> **PROMPT**
Below, find the line containing "Generate a LaTeX" and the line containing "(k2) at (3,142)"; reproduce exactly those two and every line between them, omitting pictures.

> **INPUT MATERIAL**
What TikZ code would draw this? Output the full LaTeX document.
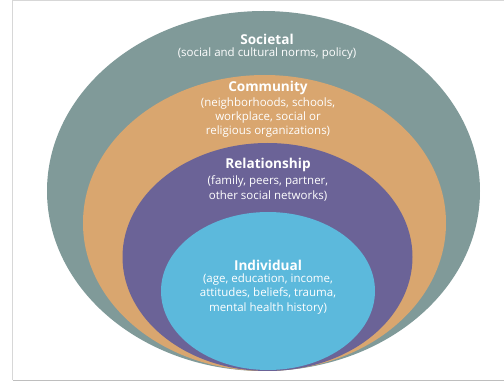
\documentclass[tikz,border=0pt]{standalone}
\usepackage{fontspec}
\setmainfont{Open Sans}
\usetikzlibrary{shapes.geometric}
\definecolor{socC}{RGB}{128,154,153}
\definecolor{comC}{RGB}{217,166,111}
\definecolor{relC}{RGB}{107,99,151}
\definecolor{indC}{RGB}{92,185,220}
\definecolor{frameC}{RGB}{215,215,215}
\definecolor{frameB}{RGB}{190,190,190}
\tikzset{
  ring/.style={ellipse, draw=none, inner sep=0pt, outer sep=0pt},
  ttl/.style={text=white, font={\fontsize{13.6}{15}\selectfont\bfseries}, inner sep=0pt},
  sub/.style={text=white, align=center, font={\fontsize{11.5}{14.2}\selectfont}, inner sep=0pt}
}
\begin{document}
\begin{tikzpicture}[x=1pt,y=-1pt]
\fill[white] (0,0) rectangle (504,382);
\useasboundingbox (0,0) rectangle (504,382);
\coordinate (fTL) at (12.5,0.5);
\coordinate (fBL) at (12.5,380.5);
\coordinate (fBR) at (504,380.5);
\coordinate (fTR) at (504,0.5);
\draw[frameC, line width=1pt] (fTR) -- (fTL) -- (fBL);
\draw[frameB, line width=1.2pt] (fBL) -- (fBR);
\node[ring, fill=socC, minimum width=433pt, minimum height=360pt] (soc) at (263.5,191) {};
\node[ring, fill=comC, minimum width=363pt, minimum height=296pt] (com) at (264.5,223) {};
\node[ring, fill=relC, minimum width=290pt, minimum height=228pt] (rel) at (267.5,257) {};
\node[ring, fill=indC, minimum width=214pt, minimum height=158pt] (ind) at (268,291) {};
\node[ttl] (socT) at (267,39) {Societal};
\node[sub] (socS) at (267,54) {(social and cultural norms, policy)};
\node[ttl] (comT) at (268,88) {Community};
\node[sub] (comS) at (268,117.5) {(neighborhoods, schools,\\workplace, social or\\religious organizations)};
\node[ttl] (relT) at (268,165) {Relationship};
\node[sub] (relS) at (268,188.5) {(family, peers, partner,\\other social networks)};
\node[ttl] (indT) at (268,265) {Individual};
\node[sub] (indS) at (268,294) {(age, education, income,\\attitudes, beliefs, trauma,\\mental health history)};
\end{tikzpicture}
\end{document}
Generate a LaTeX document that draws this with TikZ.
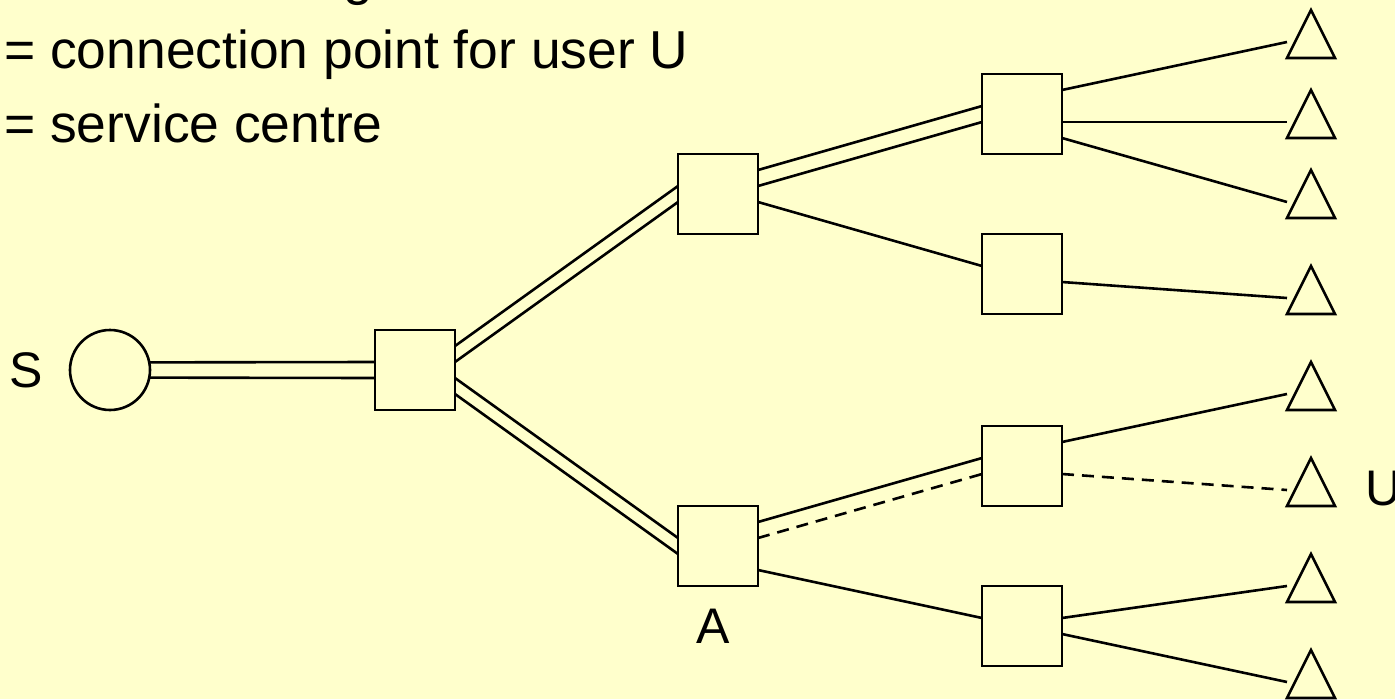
\documentclass[tikz,border=0pt]{standalone}
\usepackage{fontspec}
\setmainfont{Liberation Sans}
\usetikzlibrary{calc}
\definecolor{bgyellow}{RGB}{255,255,204}
\begin{document}
\begin{tikzpicture}[x=1pt,y=-1pt,line width=2.6pt,
  sq/.style={draw,rectangle,minimum width=80pt,minimum height=80pt,inner sep=0pt,outer sep=0pt},
  src/.style={draw,circle,minimum size=80pt,inner sep=0pt,outer sep=0pt},
  lbl/.style={font=\fontsize{50}{60}\selectfont,inner sep=0pt},
  key/.style={font=\fontsize{53.4}{64}\selectfont,inner sep=0pt,anchor=base west},
  userlink/.style={dash pattern=on 12pt off 8pt}]
\fill[bgyellow] (0,0) rectangle (1395,699);
\useasboundingbox (0,0) rectangle (1395,699);

% key text
\node[key] (k0) at (342,-6) {g};
\node[key] (k1) at (3,68) {= connection point for user U};
\node[key] (k2) at (3,142) {= service centre};

% nodes
\node[src] (s) at (110,370) {};
\node[sq] (b) at (415,370) {};
\node[sq] (c) at (718,194) {};
\node[sq] (a) at (718,546) {};
\node[sq] (r1) at (1022,114) {};
\node[sq] (r2) at (1022,274) {};
\node[sq] (r3) at (1022,466) {};
\node[sq] (r4) at (1022,626) {};

% connection points (triangles)
\coordinate (t1) at (1287,42);
\coordinate (t2) at (1287,122);
\coordinate (t3) at (1287,202);
\coordinate (t4) at (1287,298);
\coordinate (t5) at (1287,394);
\coordinate (t6) at (1287,490);
\coordinate (t7) at (1287,586);
\coordinate (t8) at (1287,682);
\foreach \t in {t1,t2,t3,t4,t5,t6,t7,t8}
  \draw (\t) ++(0,16) -- ++(24,-48) -- ++(24,48) -- cycle;

% labels
\node[lbl,anchor=base] (ls) at (26.5,387) {S};
\node[lbl,anchor=base] (la) at (713,643) {A};
\node[lbl,anchor=base west] (lu) at (1364,505) {U};

% S - B
\draw (s.11.54) -- ($(b.west)+(0,-8)$);
\draw (s.-11.54) -- ($(b.west)+(0,8)$);
% B - C
\draw ($(b.east)+(0,-24)$) -- ($(c.west)+(0,-8)$);
\draw ($(b.east)+(0,-8)$) -- ($(c.west)+(0,8)$);
% B - A
\draw ($(b.east)+(0,8)$) -- ($(a.west)+(0,-8)$);
\draw ($(b.east)+(0,24)$) -- ($(a.west)+(0,8)$);
% C - R1, C - R2
\draw ($(c.east)+(0,-24)$) -- ($(r1.west)+(0,-8)$);
\draw ($(c.east)+(0,-8)$) -- ($(r1.west)+(0,8)$);
\draw ($(c.east)+(0,8)$) -- ($(r2.west)+(0,-8)$);
% A - R3, A - R4
\draw ($(a.east)+(0,-24)$) -- ($(r3.west)+(0,-8)$);
\draw[userlink] ($(a.east)+(0,-8)$) -- ($(r3.west)+(0,8)$);
\draw ($(a.east)+(0,24)$) -- ($(r4.west)+(0,-8)$);
% R - T
\draw ($(r1.east)+(0,-24)$) -- (t1);
\draw ($(r1.east)+(0,8)$) -- (t2);
\draw ($(r1.east)+(0,24)$) -- (t3);
\draw ($(r2.east)+(0,8)$) -- (t4);
\draw ($(r3.east)+(0,-24)$) -- (t5);
\draw[userlink] ($(r3.east)+(0,8)$) -- (t6);
\draw ($(r4.east)+(0,-8)$) -- (t7);
\draw ($(r4.east)+(0,8)$) -- (t8);
\end{tikzpicture}
\end{document}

> **THE REPLY**
Generate a LaTeX document that draws this with TikZ.
\documentclass[tikz,border=0pt]{standalone}
\usepackage{fontspec}
\setmainfont{Liberation Sans}
\usetikzlibrary{calc}
\definecolor{bgyellow}{RGB}{255,255,204}
\begin{document}
\begin{tikzpicture}[x=1pt,y=-1pt,line width=2.6pt,
  sq/.style={draw,rectangle,minimum width=80pt,minimum height=80pt,inner sep=0pt,outer sep=0pt},
  src/.style={draw,circle,minimum size=80pt,inner sep=0pt,outer sep=0pt},
  lbl/.style={font=\fontsize{50}{60}\selectfont,inner sep=0pt},
  key/.style={font=\fontsize{53.4}{64}\selectfont,inner sep=0pt,anchor=base west},
  userlink/.style={dash pattern=on 12pt off 8pt}]
\fill[bgyellow] (0,0) rectangle (1395,699);
\useasboundingbox (0,0) rectangle (1395,699);

% key text
\node[key] (k0) at (342,-6) {g};
\node[key] (k1) at (3,68) {= connection point for user U};
\node[key] (k2) at (3,142) {= service centre};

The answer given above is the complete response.